The report, The AI Leadership Challenge in Law, was produced by behavioural consultancy Positive Group in collaboration with researchers from Harvard Business School, RSGI and Hubel Lab. It draws on qualitative interviews with 16 senior leaders at commercial law firms, conducted between September and October 2025. Respondents were based across six countries including Australia, and came from firms including Baker McKenzie, A&O Shearman, White & Case, Herbert Smith Freehills Kramer and Gilbert + Tobin.
The study follows high-profile cases of AI-hallucinated outputs reaching courtrooms. It argues firms must move beyond issuing technology guidelines to actively retraining lawyers' cognitive habits.
"Some in the legal sector are potentially sleepwalking into a crisis of judgment by treating AI as a definitive authority rather than a collaborative tool," said Will Marien, CEO at Positive Group. "True risk mitigation isn't found in a compliance policy; it requires a psychological shift."
The pressure to deploy automated tools has accelerated as legal tech valuations climb. The report notes AI legal startup Legora recently reached a US$5.55 billion valuation.

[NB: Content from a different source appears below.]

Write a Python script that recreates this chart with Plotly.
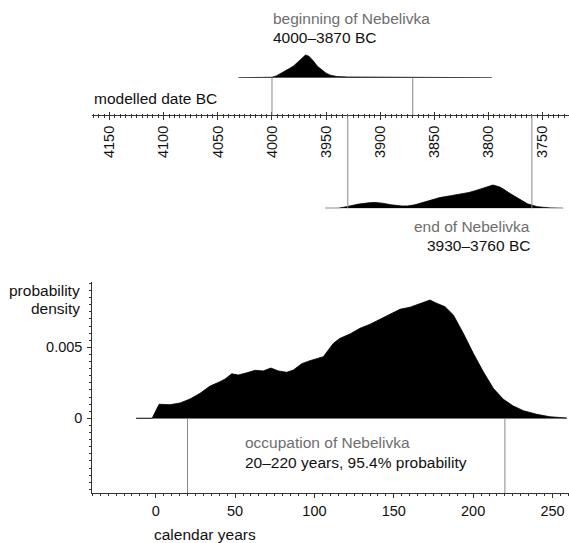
import plotly.graph_objects as go

W, H = 569, 543

# ---------------- data ----------------
# modelled date BC (top panel), relative densities (peak = 1)
begin_years = [4031, 4005, 4000, 3996, 3992, 3988, 3984, 3980, 3976, 3972, 3969, 3966,
               3962, 3958, 3954, 3950, 3946, 3940, 3930, 3915, 3900, 3890, 3880, 3870, 3860, 3797]
begin_dens = [0, 0, 0.02, 0.08, 0.18, 0.28, 0.40, 0.52, 0.70, 0.90, 1.0, 0.95,
              0.75, 0.5, 0.33, 0.2, 0.11, 0.05, 0.03, 0.025, 0.03, 0.045, 0.03, 0.015, 0.005, 0]
begin_range = [4000, 3870]

end_years = [3951, 3939, 3930, 3920, 3910, 3905, 3898, 3890, 3880, 3875, 3868, 3857, 3845,
             3835, 3826, 3818, 3810, 3803, 3796, 3790, 3786, 3780, 3773, 3767, 3764, 3755,
             3743, 3731]
end_dens = [0, 0, 0.08, 0.18, 0.24, 0.25, 0.22, 0.15, 0.10, 0.10, 0.15, 0.31, 0.46,
            0.54, 0.60, 0.68, 0.79, 0.88, 1.0, 0.92, 0.82, 0.63, 0.43, 0.27, 0.19, 0.07,
            0.015, 0]
end_range = [3930, 3760]

bc_ticks = [4150, 4100, 4050, 4000, 3950, 3900, 3850, 3800, 3750]

# occupation span (bottom panel)
occ_years = [-12.4, -2.3, 2.1, 9, 15.3, 21.6, 27.9, 34.2, 40.5, 43.7, 47.9, 52, 57.3, 62.6,
             67.8, 72.5, 77.3, 82.5, 86.7, 92, 97.2, 102.5, 105.6, 111.9, 116.1, 122.4,
             128.7, 135, 141.3, 147.6, 153.9, 160.2, 166.5, 172.8, 177, 182.3, 187.5,
             193.8, 200.1, 206.4, 212.7, 219, 225.3, 231.6, 240.1, 248.4, 259]
occ_dens = [0, 0, 0.00099, 0.00096, 0.00108, 0.00136, 0.00176, 0.00227, 0.00258, 0.00277,
            0.00314, 0.00305, 0.0032, 0.00338, 0.00334, 0.00354, 0.00334, 0.00324, 0.0034,
            0.00385, 0.00406, 0.00422, 0.00434, 0.00528, 0.00563, 0.00594, 0.00634, 0.00662,
            0.00699, 0.00734, 0.00768, 0.00782, 0.00805, 0.00833, 0.0081, 0.00786, 0.00728,
            0.00599, 0.00458, 0.00328, 0.00211, 0.00134, 0.00087, 0.00054, 0.00028, 0.00011,
            0.00002]
occ_range = [20, 220]
yr_ticks = [0, 50, 100, 150, 200, 250]
dens_ticks = [0, 0.005]
dens_ticktext = ["0", "0.005"]

# ---------------- helpers ----------------
def px(x):
    return x / W

def py(y):
    return 1 - y / H

FONT = "Liberation Sans, Arial, Helvetica, sans-serif"
GRAY_LINE = "#8a8a8a"
BASE_LINE = "#a0a0a0"
AX = "#333333"
GRAY_TXT = "#6e6e6e"
TXT_SIZE = 15.5

fig = go.Figure()

# baselines
fig.add_trace(go.Scatter(x=[begin_years[0], begin_years[-1]], y=[0, 0], mode="lines",
                         line=dict(color=BASE_LINE, width=1), xaxis="x", yaxis="y",
                         hoverinfo="skip"))
fig.add_trace(go.Scatter(x=[end_years[0], end_years[-1]], y=[0, 0], mode="lines",
                         line=dict(color=BASE_LINE, width=1), xaxis="x", yaxis="y2",
                         hoverinfo="skip"))
fig.add_trace(go.Scatter(x=[occ_years[0], occ_years[-1]], y=[0, 0], mode="lines",
                         line=dict(color=GRAY_LINE, width=1), xaxis="x2", yaxis="y3",
                         hoverinfo="skip"))

# distributions
fig.add_trace(go.Scatter(x=begin_years, y=begin_dens, mode="lines", fill="tozeroy",
                         fillcolor="black", line=dict(color="black", width=0.8),
                         xaxis="x", yaxis="y"))
fig.add_trace(go.Scatter(x=end_years, y=end_dens, mode="lines", fill="tozeroy",
                         fillcolor="black", line=dict(color="black", width=0.8),
                         xaxis="x", yaxis="y2"))
fig.add_trace(go.Scatter(x=occ_years, y=occ_dens, mode="lines", fill="tozeroy",
                         fillcolor="black", line=dict(color="black", width=0.8),
                         xaxis="x2", yaxis="y3"))
# invisible trace for the upward tick overlay axis
fig.add_trace(go.Scatter(x=[bc_ticks[0]], y=[0], mode="markers", marker=dict(opacity=0),
                         xaxis="x3", yaxis="y", hoverinfo="skip"))

AXIS_Y = 115.0
X_LEFT_TOP = 92.0
TOP_RANGE = [4166.2, 3725.7]

shapes = []
for v in begin_range:
    shapes.append(dict(type="line", xref="x", yref="paper", x0=v, x1=v,
                       y0=py(AXIS_Y), y1=py(77.7), line=dict(color=GRAY_LINE, width=1)))
for v in end_range:
    shapes.append(dict(type="line", xref="x", yref="paper", x0=v, x1=v,
                       y0=py(AXIS_Y), y1=py(208.3), line=dict(color=GRAY_LINE, width=1)))
for v in occ_range:
    shapes.append(dict(type="line", xref="x2", yref="y3", x0=v, x1=v,
                       y0=0, y1=-0.00528, line=dict(color=GRAY_LINE, width=1)))

tickfont = dict(family=FONT, size=14.5, color="#111")

fig.update_layout(
    width=W, height=H,
    margin=dict(l=0, r=0, t=0, b=0),
    paper_bgcolor="white", plot_bgcolor="white",
    showlegend=False,
    hovermode=False,
    font=dict(family=FONT, size=TXT_SIZE, color="#111"),
    shapes=shapes,
    xaxis=dict(domain=[px(X_LEFT_TOP), 1], range=TOP_RANGE, anchor="free",
               position=py(AXIS_Y), showline=True, linecolor=AX, linewidth=1,
               ticks="outside", ticklen=4, tickcolor=AX, tickwidth=1,
               tickvals=bc_ticks, tickangle=-90, tickfont=tickfont,
               minor=dict(ticks="outside", ticklen=2, dtick=5, tickcolor=AX),
               showgrid=False, zeroline=False),
    xaxis3=dict(domain=[px(X_LEFT_TOP), 1], range=TOP_RANGE, anchor="free",
                overlaying="x", side="top", position=py(AXIS_Y), showline=False,
                ticks="outside", ticklen=3, tickcolor=AX, tickwidth=1,
                tickvals=bc_ticks, showticklabels=False,
                minor=dict(ticks="outside", ticklen=1.5, dtick=5, tickcolor=AX),
                showgrid=False, zeroline=False),
    yaxis=dict(domain=[py(77.7), py(30)], range=[0, (77.7 - 30) / 22.7], visible=False,
               anchor="x", fixedrange=True),
    yaxis2=dict(domain=[py(208.3), py(160)], range=[0, (208.3 - 160) / 23.3], visible=False,
                anchor="x", fixedrange=True),
    xaxis2=dict(domain=[px(92.3), 1], range=[-40, 260.4], anchor="y3",
                showline=True, linecolor=AX, linewidth=1,
                ticks="outside", ticklen=4, tickcolor=AX, tickvals=yr_ticks,
                tickfont=tickfont,
                minor=dict(ticks="outside", ticklen=2, dtick=5, tickcolor=AX),
                showgrid=False, zeroline=False),
    yaxis3=dict(domain=[py(493.3), py(282.3)], range=[-0.00528, 0.009577], anchor="x2",
                showline=True, linecolor=AX, linewidth=1,
                ticks="outside", ticklen=4, tickcolor=AX, tickvals=dens_ticks,
                ticktext=dens_ticktext, tickfont=tickfont, ticklabelstandoff=2,
                minor=dict(ticks="outside", ticklen=2, dtick=0.0005, tickcolor=AX),
                showgrid=False, zeroline=False),
)

def label(text, x, y, anchor="left", color="#111"):
    fig.add_annotation(text=text, x=px(x), y=py(y), xref="paper", yref="paper",
                       xanchor=anchor, yanchor="middle", showarrow=False,
                       font=dict(family=FONT, size=TXT_SIZE, color=color))

label("beginning of Nebelivka", 270.7, 18.3, color=GRAY_TXT)
label("4000\u20133870 BC", 270.7, 37.7)
label("modelled date BC", 92, 99)
label("end of Nebelivka", 531.7, 226.7, anchor="right", color=GRAY_TXT)
label("3930\u20133760 BC", 531.7, 245.7, anchor="right")
label("probability", 82, 290, anchor="right")
label("density", 82, 308.3, anchor="right")
label("occupation of Nebelivka", 243.3, 442.3, color=GRAY_TXT)
label("20\u2013220 years, 95.4% probability", 243.3, 462.3)
label("calendar years", 151.7, 534.3)

fig.write_html(
    "out.html",
    config={"displayModeBar": False, "staticPlot": True},
    post_script="document.body.style.margin='0';document.body.style.overflow='hidden';",
)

Ben Allgrove, Partner and Chief Innovation Officer at Baker McKenzie, said firms should apply the same scrutiny to AI as to people. "We need to treat AI like a junior lawyer by checking it, questioning it, and training scepticism as a core skill. The risk is machine dependence, so we must balance speed with judgment," he said.
Caryn Sandler, Partner and Chief Knowledge and Innovation Officer at Australian firm Gilbert + Tobin, said training paradigms are shifting. "It's not just about training juniors in legal content, we're also building mindset by interrogating information, questioning sources, and not taking everything at face value," she said. "There's now a focus on continuous improvement, empathy and leadership skills much earlier in their careers."
The study also found polarisation among firm leadership, ranging from extreme hype to outright scepticism, is harming return on investment for AI tools and stalling decision-making.
Recommendations include establishing precise frameworks for the level of human input required on specific tiered tasks, and actively managing the psychological biases that lead to uncritical machine dependence.